Apple faces potential headwinds including slowing iPhone sales, China exposure, and rising competition.
Apple Inc. (AAPL) is one of the most widely followed technology companies in the world. Its products, from iPhones to MacBooks, have created a loyal customer base, and the company’s financial performance has been strong for years. However, some analysts and investors argue that there are reasons to be cautious. Here, we explore a bear case theory for Apple and why the stock could face headwinds.
Slowing iPhone Growth
Apple’s iPhone is the core of its business, generating a large portion of revenue and profits. In recent years, however, the smartphone market has shown signs of saturation. Many consumers now hold onto their devices for longer, reducing the frequency of upgrades.
Reports suggest that Apple’s unit sales growth for the iPhone has slowed in key markets like the United States, Europe, and China. Without a major technological leap or revolutionary feature, there is a risk that iPhone sales could plateau or decline, putting pressure on Apple’s overall revenue.
Dependence on China
Apple relies heavily on China, both for manufacturing and as a large consumer market. This creates multiple risks. On the manufacturing side, Apple’s supply chain could be disrupted by geopolitical tensions, trade restrictions, or factory closures.

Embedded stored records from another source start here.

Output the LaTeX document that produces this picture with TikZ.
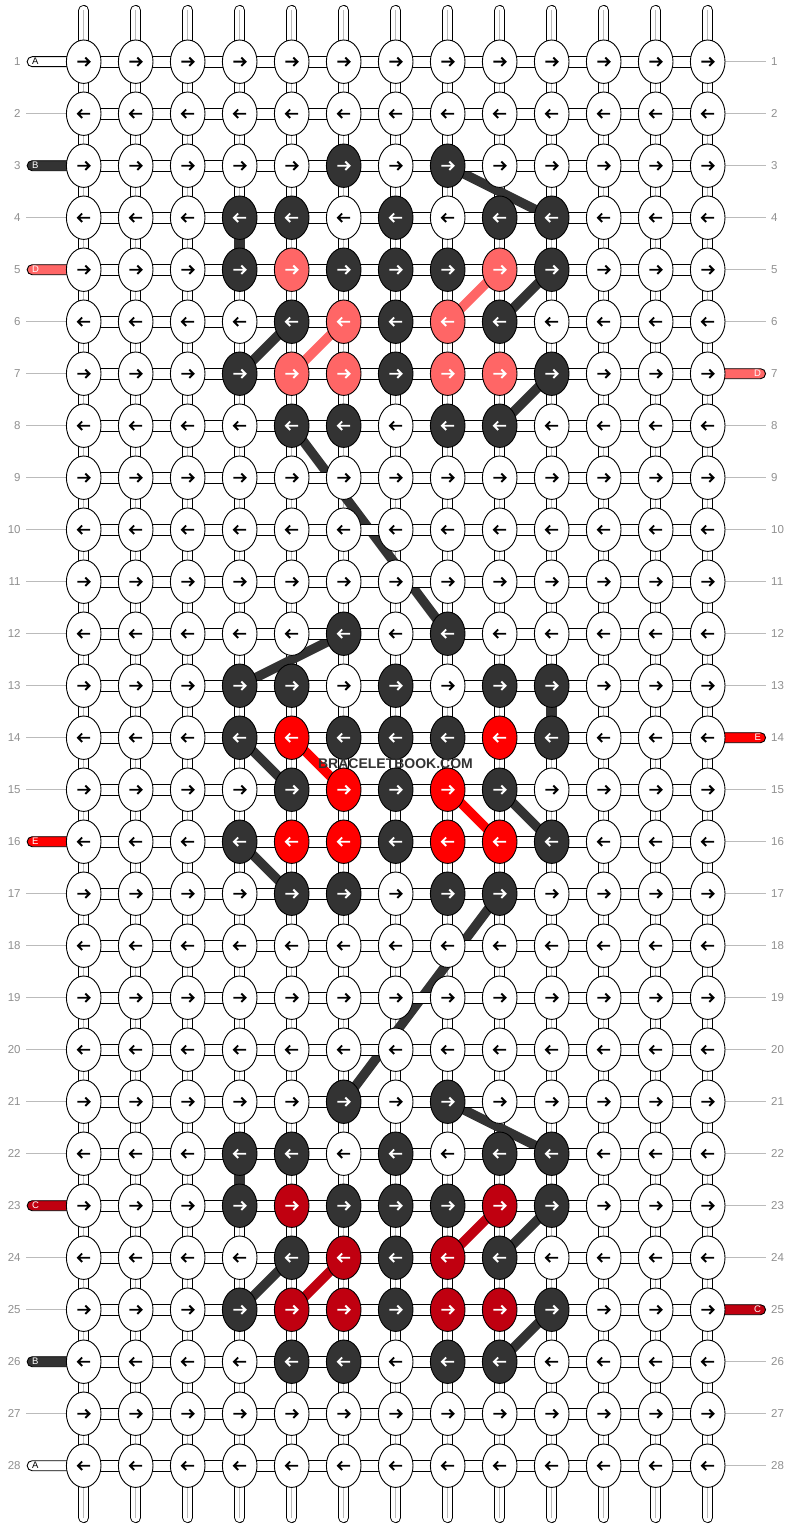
\documentclass[tikz,border=0pt]{standalone}
\usepackage{fontspec}
\setmainfont{Liberation Sans}
\usetikzlibrary{shapes.geometric}
\pgfdeclarelayer{strings}
\pgfdeclarelayer{diag}
\pgfdeclarelayer{hstrip}
\pgfsetlayers{strings,diag,hstrip,main}
\definecolor{dk}{HTML}{333333}
\definecolor{salm}{HTML}{FF6666}
\definecolor{rd}{HTML}{FF0000}
\definecolor{drd}{HTML}{C00010}
\definecolor{numgray}{HTML}{909090}
\definecolor{linegray}{HTML}{BBBBBB}
\newcount\cellidx
\def\defrow#1#2{\gdef\rowidx{#1}\global\cellidx=0 \parsecells#2\relax}
\def\parsecells#1{\ifx#1\relax\else\global\advance\cellidx by 1 \expandafter\xdef\csname kc-\rowidx-\the\cellidx\endcsname{#1}\expandafter\parsecells\fi}
\defrow{3}{WWWWWKWKWWWWW}
\defrow{4}{WWWKKWKWKKWWW}
\defrow{5}{WWWKSKKKSKWWW}
\defrow{6}{WWWWKSKSKWWWW}
\defrow{7}{WWWKSSKSSKWWW}
\defrow{8}{WWWWKKWKKWWWW}
\defrow{12}{WWWWWKWKWWWWW}
\defrow{13}{WWWKKWKWKKWWW}
\defrow{14}{WWWKRKKKRKWWW}
\defrow{15}{WWWWKRKRKWWWW}
\defrow{16}{WWWKRRKRRKWWW}
\defrow{17}{WWWWKKWKKWWWW}
\defrow{21}{WWWWWKWKWWWWW}
\defrow{22}{WWWKKWKWKKWWW}
\defrow{23}{WWWKDKKKDKWWW}
\defrow{24}{WWWWKDKDKWWWW}
\defrow{25}{WWWKDDKDDKWWW}
\defrow{26}{WWWWKKWKKWWWW}
\def\kfillW{white}\def\kfillK{dk}\def\kfillS{salm}\def\kfillR{rd}\def\kfillD{drd}
\def\kacolW{black}\def\kacolK{white}\def\kacolS{white}\def\kacolR{white}\def\kacolD{white}
\tikzset{
  knot/.style={ellipse, draw=black, line width=0.9pt, minimum width=34.6pt, minimum height=43.4pt, inner sep=0pt, outer sep=0pt,
    path picture={\draw[\kacol, line width=1.9pt, line join=miter, shift={(path picture bounding box.center)}] (-6.4*\adir,0) -- (5.6*\adir,0) (1.6*\adir,4.2) -- (5.8*\adir,0) -- (1.6*\adir,-4.2);}},
  diagline/.style={line width=9.5pt, draw=#1},
  vseg/.style={line width=10.8pt, draw=#1},
  numlab/.style={text=numgray, font=\fontsize{11.5}{12}\selectfont, inner sep=0pt},
  gline/.style={draw=linegray, line width=1pt},
  ltab/.style={draw=black, line width=0.9pt, fill=#1, rounded corners=5pt, minimum height=10pt, inner ysep=0pt, inner xsep=5pt, text width=38pt, align=left, anchor=west, font=\fontsize{9.5}{10}\selectfont},
  rtab/.style={draw=black, line width=0.9pt, fill=#1, rounded corners=5pt, minimum height=10pt, inner ysep=0pt, inner xsep=4.5pt, text width=40pt, align=right, anchor=east, font=\fontsize{9.5}{10}\selectfont}
}
\begin{document}
\begin{tikzpicture}[x=1pt,y=-1pt]
\useasboundingbox (0,0) rectangle (792,1528);
% strings
\begin{pgfonlayer}{strings}
\fill[white] (0,0) rectangle (792,1528);
\foreach \c in {1,...,13}{
  \pgfmathsetmacro\xx{83.7+52*(\c-1)}
  \coordinate (st-\c) at (\xx,10.4);
  \coordinate (sb-\c) at (\xx,1517.6);
  \draw[black, line width=10.8pt, line cap=round] (st-\c) -- (sb-\c);
  \draw[white, line width=9pt, line cap=round] (st-\c) -- (sb-\c);
  \draw[linegray, line width=1pt, line cap=round] (st-\c) -- (sb-\c);
}
\end{pgfonlayer}
% knots
\foreach \r in {1,...,28}{
  \foreach \c in {1,...,13}{
    \ifcsname kc-\r-\c\endcsname \edef\kc{\csname kc-\r-\c\endcsname}\else \def\kc{W}\fi
    \edef\kfill{\csname kfill\kc\endcsname}
    \edef\kacol{\csname kacol\kc\endcsname}
    \pgfmathtruncatemacro\rpar{mod(\r,2)}
    \ifnum\rpar=1 \def\adir{1}\else \def\adir{-1}\fi
    \node[knot, fill=\kfill] (k-\r-\c) at ({83.7+52*(\c-1)},{61.7+52*(\r-1)}) {};
  }
}
% horizontal strips, labels, tabs
\begin{pgfonlayer}{hstrip}
\foreach \r in {1,...,28}{
  \draw[fill=white, line width=0.9pt] ([yshift=5.3pt]k-\r-1.center) rectangle ([yshift=-5.3pt]k-\r-13.center);
  \pgfmathsetmacro\yy{61.7+52*(\r-1)}
  \node[numlab, anchor=east] (ln-\r) at (20.8,\yy) {\r};
  \node[numlab, anchor=west] (rn-\r) at (771,\yy) {\r};
}
\foreach \r in {2,4,6,7,8,9,10,11,12,13,14,15,17,18,19,20,21,22,24,25,27}{
  \pgfmathsetmacro\yy{61.7+52*(\r-1)}
  \coordinate (gl-\r) at (26,\yy);
  \draw[gline] (gl-\r) -- (k-\r-1.west);
}
\foreach \r in {1,2,3,4,5,6,8,9,10,11,12,13,15,16,17,18,19,20,21,22,23,24,26,27,28}{
  \pgfmathsetmacro\yy{61.7+52*(\r-1)}
  \coordinate (gr-\r) at (766,\yy);
  \draw[gline] (k-\r-13.east) -- (gr-\r);
}
\foreach \r/\l/\f/\t in {1/A/white/black, 3/B/dk/white, 5/D/salm/white, 16/E/rd/white, 23/C/drd/white, 26/B/dk/white, 28/A/white/black}{
  \pgfmathsetmacro\yy{61.7+52*(\r-1)}
  \node[ltab=\f, text=\t] (tl-\r) at (26.7,\yy) {\l};
}
\foreach \r/\l/\f in {7/D/salm, 14/E/rd, 25/C/drd}{
  \pgfmathsetmacro\yy{61.7+52*(\r-1)}
  \node[rtab=\f, text=white] (tr-\r) at (766,\yy) {\l};
}
\end{pgfonlayer}
% colored strands
\begin{pgfonlayer}{diag}
\draw[vseg=dk] (k-4-4.center) -- (k-5-4.center);
\draw[vseg=dk] (k-13-10.center) -- (k-14-10.center);
\draw[vseg=dk] (k-22-4.center) -- (k-23-4.center);
\draw[diagline=dk] (k-3-8.center) -- (k-4-10.center);
\draw[diagline=dk] (k-7-4.center) -- (k-6-5.center);
\draw[diagline=salm] (k-7-5.center) -- (k-6-6.center);
\draw[diagline=salm] (k-6-8.center) -- (k-5-9.center);
\draw[diagline=dk] (k-6-9.center) -- (k-5-10.center);
\draw[diagline=dk] (k-8-9.center) -- (k-7-10.center);
\draw[diagline=dk] (k-8-5.center) -- (k-12-8.center);
\draw[diagline=dk] (k-12-6.center) -- (k-13-4.center);
\draw[diagline=dk] (k-14-4.center) -- (k-15-5.center);
\draw[diagline=rd] (k-14-5.center) -- (k-15-6.center);
\draw[diagline=rd] (k-15-8.center) -- (k-16-9.center);
\draw[diagline=dk] (k-15-9.center) -- (k-16-10.center);
\draw[diagline=dk] (k-16-4.center) -- (k-17-5.center);
\draw[diagline=dk] (k-17-9.center) -- (k-21-6.center);
\draw[diagline=dk] (k-21-8.center) -- (k-22-10.center);
\draw[diagline=dk] (k-25-4.center) -- (k-24-5.center);
\draw[diagline=drd] (k-25-5.center) -- (k-24-6.center);
\draw[diagline=drd] (k-24-8.center) -- (k-23-9.center);
\draw[diagline=dk] (k-24-9.center) -- (k-23-10.center);
\draw[diagline=dk] (k-26-9.center) -- (k-25-10.center);
\end{pgfonlayer}
% watermark
\node[text=dk, font=\bfseries\fontsize{14}{14}\selectfont, inner sep=0pt] (wm) at (395.5,763.5) {BRACELETBOOK.COM};
\end{tikzpicture}
\end{document}
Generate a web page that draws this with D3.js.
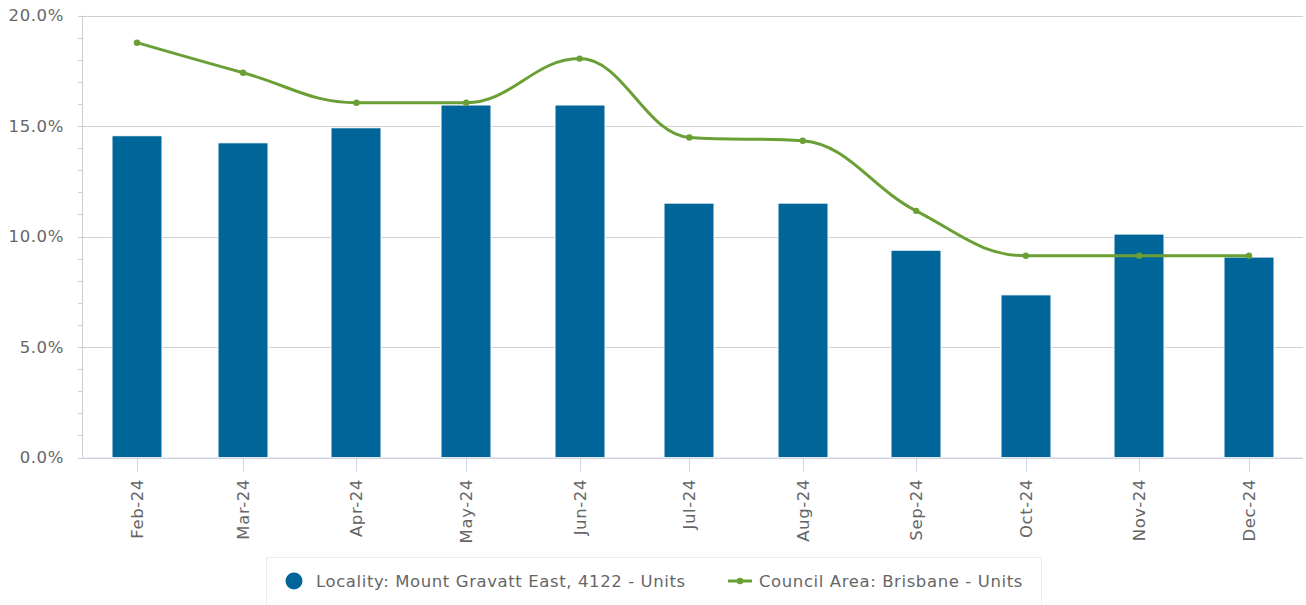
<!DOCTYPE html>
<html>
<head>
<meta charset="utf-8">
<script src="https://cdn.jsdelivr.net/npm/d3@7"></script>
<style>
  html, body { margin: 0; padding: 0; background: #fff; }
  svg { display: block; font-family: "DejaVu Sans", sans-serif; }
  text { letter-spacing: 0.6px; }
</style>
</head>
<body>
<svg id="chart" width="1306" height="605"></svg>
<script>
const categories = ["Feb-24","Mar-24","Apr-24","May-24","Jun-24","Jul-24","Aug-24","Sep-24","Oct-24","Nov-24","Dec-24"];
const localityValues = [14.56, 14.24, 14.92, 15.95, 15.95, 11.51, 11.51, 9.38, 7.36, 10.11, 9.07];
const councilValues = [18.77, 17.41, 16.05, 16.05, 18.05, 14.48, 14.33, 11.16, 9.13, 9.13, 9.13];
const yTicks = [0, 5, 10, 15, 20];
const yMinorTicks = d3.range(0, 21, 1);
const seriesNames = ["Locality: Mount Gravatt East, 4122 - Units", "Council Area: Brisbane - Units"];

const barColor = "#006699";
const lineColor = "#6a9f35";
const labelColor = "#666666";
const fontSize = 16.5;

const svg = d3.select("#chart");
const plot = { left: 82, right: 1303, top: 15.5, bottom: 457.5 };

const parse = d3.timeParse("%b-%y");
const dates = categories.map(parse);

// datetime x axis (month lengths differ, as in the original)
const x = d3.scaleTime().domain(d3.extent(dates)).range([plot.left + 55, plot.right - 54]);
const barWidth = 50;
const y = d3.scaleLinear().domain([0, 20]).range([plot.bottom, plot.top]);

// gridlines
svg.append("g").selectAll("line").data(yTicks).join("line")
  .attr("x1", plot.left - 4).attr("x2", plot.right)
  .attr("y1", d => Math.round(y(d)) + 0.5).attr("y2", d => Math.round(y(d)) + 0.5)
  .attr("stroke", "#d0d0d0").attr("stroke-width", 1);

// y axis line + minor ticks
svg.append("line").attr("x1", plot.left + 0.5).attr("x2", plot.left + 0.5)
  .attr("y1", plot.top).attr("y2", plot.bottom).attr("stroke", "#cccccc");
svg.append("g").selectAll("line").data(yMinorTicks).join("line")
  .attr("x1", plot.left - 4).attr("x2", plot.left)
  .attr("y1", d => Math.round(y(d)) + 0.5).attr("y2", d => Math.round(y(d)) + 0.5)
  .attr("stroke", "#cccccc");

// y labels
svg.append("g").selectAll("text").data(yTicks).join("text")
  .attr("x", 64).attr("y", d => y(d) + 5.8)
  .attr("text-anchor", "end").attr("fill", labelColor).attr("font-size", fontSize)
  .text(d => d.toFixed(1) + "%");

// bars
svg.append("g").selectAll("rect").data(localityValues).join("rect")
  .attr("x", (d, i) => Math.round(x(dates[i]) - barWidth / 2))
  .attr("y", d => y(d))
  .attr("width", barWidth)
  .attr("height", d => plot.bottom - y(d))
  .attr("fill", barColor).attr("stroke", "#ffffff").attr("stroke-width", 1);

// x axis line
svg.append("line").attr("x1", plot.left).attr("x2", plot.right)
  .attr("y1", plot.bottom + 0.5).attr("y2", plot.bottom + 0.5).attr("stroke", "#ccd6eb");

// x ticks
svg.append("g").selectAll("line").data(dates).join("line")
  .attr("x1", d => Math.round(x(d)) + 0.5)
  .attr("x2", d => Math.round(x(d)) + 0.5)
  .attr("y1", plot.bottom).attr("y2", plot.bottom + 14)
  .attr("stroke", "#ccd6eb");

// x labels
svg.append("g").selectAll("text").data(categories).join("text")
  .attr("transform", (d, i) => `translate(${x(dates[i]) + 6},479) rotate(-90)`)
  .attr("text-anchor", "end").attr("fill", labelColor).attr("font-size", fontSize)
  .text(d => d);

// Highcharts-style spline
const pts = councilValues.map((v, i) => ({ x: x(dates[i]), y: y(v) }));
function splinePath(points) {
  const smoothing = 1.5, denom = smoothing + 1;
  const p = d3.path();
  points.forEach((pt, i) => {
    const last = points[i - 1], next = points[i + 1];
    let lcx, lcy, rcx, rcy;
    if (last && next) {
      lcx = (smoothing * pt.x + last.x) / denom;
      lcy = (smoothing * pt.y + last.y) / denom;
      rcx = (smoothing * pt.x + next.x) / denom;
      rcy = (smoothing * pt.y + next.y) / denom;
      if (rcx !== lcx) {
        const corr = ((rcy - lcy) * (rcx - pt.x)) / (rcx - lcx) + pt.y - rcy;
        lcy += corr; rcy += corr;
      }
      if (lcy > last.y && lcy > pt.y) { lcy = Math.max(last.y, pt.y); rcy = 2 * pt.y - lcy; }
      else if (lcy < last.y && lcy < pt.y) { lcy = Math.min(last.y, pt.y); rcy = 2 * pt.y - lcy; }
      if (rcy > next.y && rcy > pt.y) { rcy = Math.max(next.y, pt.y); lcy = 2 * pt.y - rcy; }
      else if (rcy < next.y && rcy < pt.y) { rcy = Math.min(next.y, pt.y); lcy = 2 * pt.y - rcy; }
      pt.rcx = rcx; pt.rcy = rcy;
    }
    if (i === 0) p.moveTo(pt.x, pt.y);
    else {
      p.bezierCurveTo(last.rcx ?? last.x, last.rcy ?? last.y, lcx ?? pt.x, lcy ?? pt.y, pt.x, pt.y);
    }
  });
  return p.toString();
}
svg.append("path").attr("d", splinePath(pts))
  .attr("fill", "none").attr("stroke", lineColor).attr("stroke-width", 3)
  .attr("stroke-linejoin", "round").attr("stroke-linecap", "round");
svg.append("g").selectAll("circle").data(pts).join("circle")
  .attr("cx", d => d.x).attr("cy", d => d.y).attr("r", 3.2).attr("fill", lineColor);

// legend
const lg = svg.append("g");
lg.append("rect").attr("x", 266.5).attr("y", 557.5).attr("width", 775).attr("height", 60)
  .attr("fill", "#fff").attr("stroke", "#eeeeee");
lg.append("circle").attr("cx", 294).attr("cy", 581).attr("r", 8.5).attr("fill", barColor);
lg.append("text").attr("x", 316).attr("y", 587).attr("fill", labelColor).attr("font-size", fontSize).text(seriesNames[0]);
lg.append("line").attr("x1", 728).attr("x2", 752).attr("y1", 581).attr("y2", 581)
  .attr("stroke", lineColor).attr("stroke-width", 3);
lg.append("circle").attr("cx", 740).attr("cy", 581).attr("r", 3.2).attr("fill", lineColor);
lg.append("text").attr("x", 759).attr("y", 587).attr("fill", labelColor).attr("font-size", fontSize).text(seriesNames[1]);
</script>
</body>
</html>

On the consumer side, China represents a significant share of Apple’s revenue. Any slowdown in the Chinese economy, increased competition from local smartphone brands, or regulatory restrictions could impact Apple’s sales. Investors concerned about these factors see exposure to China as a potential vulnerability.
Rising Competition
Competition in both hardware and services is intensifying. On the smartphone front, companies like Samsung, Xiaomi, and Oppo offer high-quality devices at lower prices. This challenges Apple’s ability to maintain growth in markets where consumers are price-sensitive.
Apple’s services business, which includes Apple Music, iCloud, and the App Store, is also facing pressure. Streaming platforms like Spotify and cloud services like Google Drive compete aggressively, sometimes with more flexible pricing. Increased competition could limit Apple’s pricing power and slow the growth of recurring revenue.
High Valuation
Apple’s stock is often considered expensive by traditional valuation measures. Its price-to-earnings (P/E) ratio is higher than the broader market and most of its peers. If earnings growth slows due to weaker iPhone sales or increased competition, investors may reconsider the stock’s valuation. A high starting point leaves limited room for disappointment.
Market corrections or broader technology sell-offs could impact Apple more than other, less expensive stocks. Investors expecting continued rapid growth may be disappointed if the company delivers more modest results.
Supply Chain and Component Risks
Apple depends on a complex global supply chain. Any disruption in the production of key components such as chips, batteries, or display panels can affect product launches and sales. Recent global chip shortages and rising costs have highlighted the fragility of technology supply chains.
Apple’s strategy of using proprietary chips, like the M-series processors in Macs, gives it some control over performance and differentiation. Still, global supply chain disruptions or cost increases could reduce margins and affect profitability.
Potential Regulatory Challenges
Apple faces ongoing regulatory scrutiny in multiple regions, particularly in the United States and Europe. Antitrust investigations focus on the App Store’s business model and commission fees. In addition, privacy regulations could limit Apple’s ability to monetize user data, which affects advertising and service revenue.
New regulations or legal actions could result in fines, higher costs, or changes to Apple’s business practices. Regulatory uncertainty is a key concern for investors who favor companies with predictable growth paths.
Market Dependence on Innovation
Apple has built its reputation on innovation, regularly introducing products that set industry standards. However, innovation is not guaranteed. If the company fails to deliver breakthrough products, consumer excitement may decline.
Investors have concerns that upcoming products, such as foldable devices or augmented reality gadgets, may not generate the same market impact as past hits like the iPhone or iPad. A lack of compelling new offerings could limit revenue growth and stock performance.
Economic Sensitivity
Apple products are largely premium-priced items. In an economic downturn, consumers may reduce spending on high-end electronics. Inflation, rising interest rates, or global economic slowdowns could reduce demand for iPhones, MacBooks, and other devices.
The bear case argues that Apple’s exposure to consumer spending cycles is a vulnerability that could weigh on earnings during uncertain economic periods.
Conclusion: Apple Inc. Bearish Risks Investors Must Know
Apple remains a dominant technology company with strong brand loyalty, innovative products, and a solid balance sheet. Yet the bear case suggests several potential risks. Slowing iPhone sales, dependence on China, rising competition, high valuation, supply chain fragility, regulatory pressure, and economic sensitivity could all pose challenges.
Investors should weigh these factors carefully. While Apple has historically delivered strong returns, the bear case reminds the market that no company is immune to disruption, competition, or broader economic pressures. Those considering a conservative approach may monitor these risks closely before taking a position in the stock.